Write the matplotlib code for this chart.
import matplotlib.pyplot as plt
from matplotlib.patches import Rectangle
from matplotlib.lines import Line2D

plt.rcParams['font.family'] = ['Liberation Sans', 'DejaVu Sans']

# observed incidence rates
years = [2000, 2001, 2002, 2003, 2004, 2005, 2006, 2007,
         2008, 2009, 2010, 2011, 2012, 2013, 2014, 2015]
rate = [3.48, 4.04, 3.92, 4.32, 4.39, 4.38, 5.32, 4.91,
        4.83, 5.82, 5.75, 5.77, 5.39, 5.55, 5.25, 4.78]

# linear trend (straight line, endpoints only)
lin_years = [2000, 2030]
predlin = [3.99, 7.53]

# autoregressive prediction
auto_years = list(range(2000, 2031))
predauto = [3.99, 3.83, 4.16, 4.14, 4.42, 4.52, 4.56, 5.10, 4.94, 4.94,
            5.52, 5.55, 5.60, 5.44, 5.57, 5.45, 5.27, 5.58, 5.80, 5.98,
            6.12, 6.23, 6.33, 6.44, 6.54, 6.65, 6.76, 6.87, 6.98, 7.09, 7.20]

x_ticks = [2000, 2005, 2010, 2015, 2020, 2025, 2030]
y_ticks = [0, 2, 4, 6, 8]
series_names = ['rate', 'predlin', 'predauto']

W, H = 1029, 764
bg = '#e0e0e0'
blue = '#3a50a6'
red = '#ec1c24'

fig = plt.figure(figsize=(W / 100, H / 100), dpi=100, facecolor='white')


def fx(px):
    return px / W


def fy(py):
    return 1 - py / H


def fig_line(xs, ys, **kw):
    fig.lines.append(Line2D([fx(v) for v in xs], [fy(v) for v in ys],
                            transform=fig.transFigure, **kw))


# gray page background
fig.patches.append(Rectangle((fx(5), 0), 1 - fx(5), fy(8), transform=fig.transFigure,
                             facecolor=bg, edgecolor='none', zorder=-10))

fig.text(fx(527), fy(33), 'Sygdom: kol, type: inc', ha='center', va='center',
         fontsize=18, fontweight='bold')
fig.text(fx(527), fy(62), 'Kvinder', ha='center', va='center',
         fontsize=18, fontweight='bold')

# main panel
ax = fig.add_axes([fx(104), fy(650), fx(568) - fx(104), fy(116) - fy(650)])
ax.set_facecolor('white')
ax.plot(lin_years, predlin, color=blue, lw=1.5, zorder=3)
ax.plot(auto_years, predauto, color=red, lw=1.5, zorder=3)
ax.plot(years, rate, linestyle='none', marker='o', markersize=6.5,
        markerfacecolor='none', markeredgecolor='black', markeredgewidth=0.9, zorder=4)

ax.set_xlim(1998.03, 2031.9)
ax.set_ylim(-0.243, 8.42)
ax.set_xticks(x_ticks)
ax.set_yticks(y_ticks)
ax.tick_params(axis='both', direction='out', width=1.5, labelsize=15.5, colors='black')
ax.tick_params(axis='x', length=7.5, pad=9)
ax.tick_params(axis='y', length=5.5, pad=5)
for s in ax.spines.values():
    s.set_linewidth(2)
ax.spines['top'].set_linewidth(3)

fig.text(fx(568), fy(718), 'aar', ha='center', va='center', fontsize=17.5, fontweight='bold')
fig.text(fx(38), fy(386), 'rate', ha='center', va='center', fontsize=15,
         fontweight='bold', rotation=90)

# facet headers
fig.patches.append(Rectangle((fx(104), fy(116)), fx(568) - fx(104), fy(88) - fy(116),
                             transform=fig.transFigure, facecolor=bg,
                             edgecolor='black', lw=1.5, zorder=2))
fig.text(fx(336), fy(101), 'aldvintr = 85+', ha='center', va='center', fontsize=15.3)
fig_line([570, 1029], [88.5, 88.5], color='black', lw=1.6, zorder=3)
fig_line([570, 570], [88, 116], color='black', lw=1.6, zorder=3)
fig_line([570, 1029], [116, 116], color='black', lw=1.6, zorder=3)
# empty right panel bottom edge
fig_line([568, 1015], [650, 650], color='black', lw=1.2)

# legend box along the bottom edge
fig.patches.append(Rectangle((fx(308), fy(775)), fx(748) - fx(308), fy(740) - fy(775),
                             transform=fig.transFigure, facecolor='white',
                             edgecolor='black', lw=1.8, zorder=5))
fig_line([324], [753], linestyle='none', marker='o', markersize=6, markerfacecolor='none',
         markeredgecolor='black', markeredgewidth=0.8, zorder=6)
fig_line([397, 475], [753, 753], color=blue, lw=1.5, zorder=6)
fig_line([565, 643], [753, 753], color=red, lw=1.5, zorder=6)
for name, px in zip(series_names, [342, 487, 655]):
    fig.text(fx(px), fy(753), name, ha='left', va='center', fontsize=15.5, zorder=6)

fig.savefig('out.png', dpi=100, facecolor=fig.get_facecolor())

* [Problem description] All of the data must be returned exactly.

* [Complete answer]
Write the matplotlib code for this chart.
import matplotlib.pyplot as plt
from matplotlib.patches import Rectangle
from matplotlib.lines import Line2D

plt.rcParams['font.family'] = ['Liberation Sans', 'DejaVu Sans']

# observed incidence rates
years = [2000, 2001, 2002, 2003, 2004, 2005, 2006, 2007,
         2008, 2009, 2010, 2011, 2012, 2013, 2014, 2015]
rate = [3.48, 4.04, 3.92, 4.32, 4.39, 4.38, 5.32, 4.91,
        4.83, 5.82, 5.75, 5.77, 5.39, 5.55, 5.25, 4.78]

# linear trend (straight line, endpoints only)
lin_years = [2000, 2030]
predlin = [3.99, 7.53]

# autoregressive prediction
auto_years = list(range(2000, 2031))
predauto = [3.99, 3.83, 4.16, 4.14, 4.42, 4.52, 4.56, 5.10, 4.94, 4.94,
            5.52, 5.55, 5.60, 5.44, 5.57, 5.45, 5.27, 5.58, 5.80, 5.98,
            6.12, 6.23, 6.33, 6.44, 6.54, 6.65, 6.76, 6.87, 6.98, 7.09, 7.20]

x_ticks = [2000, 2005, 2010, 2015, 2020, 2025, 2030]
y_ticks = [0, 2, 4, 6, 8]
series_names = ['rate', 'predlin', 'predauto']

W, H = 1029, 764
bg = '#e0e0e0'
blue = '#3a50a6'
red = '#ec1c24'

fig = plt.figure(figsize=(W / 100, H / 100), dpi=100, facecolor='white')


def fx(px):
    return px / W


def fy(py):
    return 1 - py / H


def fig_line(xs, ys, **kw):
    fig.lines.append(Line2D([fx(v) for v in xs], [fy(v) for v in ys],
                            transform=fig.transFigure, **kw))


# gray page background
fig.patches.append(Rectangle((fx(5), 0), 1 - fx(5), fy(8), transform=fig.transFigure,
                             facecolor=bg, edgecolor='none', zorder=-10))

fig.text(fx(527), fy(33), 'Sygdom: kol, type: inc', ha='center', va='center',
         fontsize=18, fontweight='bold')
fig.text(fx(527), fy(62), 'Kvinder', ha='center', va='center',
         fontsize=18, fontweight='bold')

# main panel
ax = fig.add_axes([fx(104), fy(650), fx(568) - fx(104), fy(116) - fy(650)])
ax.set_facecolor('white')
ax.plot(lin_years, predlin, color=blue, lw=1.5, zorder=3)
ax.plot(auto_years, predauto, color=red, lw=1.5, zorder=3)
ax.plot(years, rate, linestyle='none', marker='o', markersize=6.5,
        markerfacecolor='none', markeredgecolor='black', markeredgewidth=0.9, zorder=4)

ax.set_xlim(1998.03, 2031.9)
ax.set_ylim(-0.243, 8.42)
ax.set_xticks(x_ticks)
ax.set_yticks(y_ticks)
ax.tick_params(axis='both', direction='out', width=1.5, labelsize=15.5, colors='black')
ax.tick_params(axis='x', length=7.5, pad=9)
ax.tick_params(axis='y', length=5.5, pad=5)
for s in ax.spines.values():
    s.set_linewidth(2)
ax.spines['top'].set_linewidth(3)

fig.text(fx(568), fy(718), 'aar', ha='center', va='center', fontsize=17.5, fontweight='bold')
fig.text(fx(38), fy(386), 'rate', ha='center', va='center', fontsize=15,
         fontweight='bold', rotation=90)

# facet headers
fig.patches.append(Rectangle((fx(104), fy(116)), fx(568) - fx(104), fy(88) - fy(116),
                             transform=fig.transFigure, facecolor=bg,
                             edgecolor='black', lw=1.5, zorder=2))
fig.text(fx(336), fy(101), 'aldvintr = 85+', ha='center', va='center', fontsize=15.3)
fig_line([570, 1029], [88.5, 88.5], color='black', lw=1.6, zorder=3)
fig_line([570, 570], [88, 116], color='black', lw=1.6, zorder=3)
fig_line([570, 1029], [116, 116], color='black', lw=1.6, zorder=3)
# empty right panel bottom edge
fig_line([568, 1015], [650, 650], color='black', lw=1.2)

# legend box along the bottom edge
fig.patches.append(Rectangle((fx(308), fy(775)), fx(748) - fx(308), fy(740) - fy(775),
                             transform=fig.transFigure, facecolor='white',
                             edgecolor='black', lw=1.8, zorder=5))
fig_line([324], [753], linestyle='none', marker='o', markersize=6, markerfacecolor='none',
         markeredgecolor='black', markeredgewidth=0.8, zorder=6)
fig_line([397, 475], [753, 753], color=blue, lw=1.5, zorder=6)
fig_line([565, 643], [753, 753], color=red, lw=1.5, zorder=6)
for name, px in zip(series_names, [342, 487, 655]):
    fig.text(fx(px), fy(753), name, ha='left', va='center', fontsize=15.5, zorder=6)

fig.savefig('out.png', dpi=100, facecolor=fig.get_facecolor())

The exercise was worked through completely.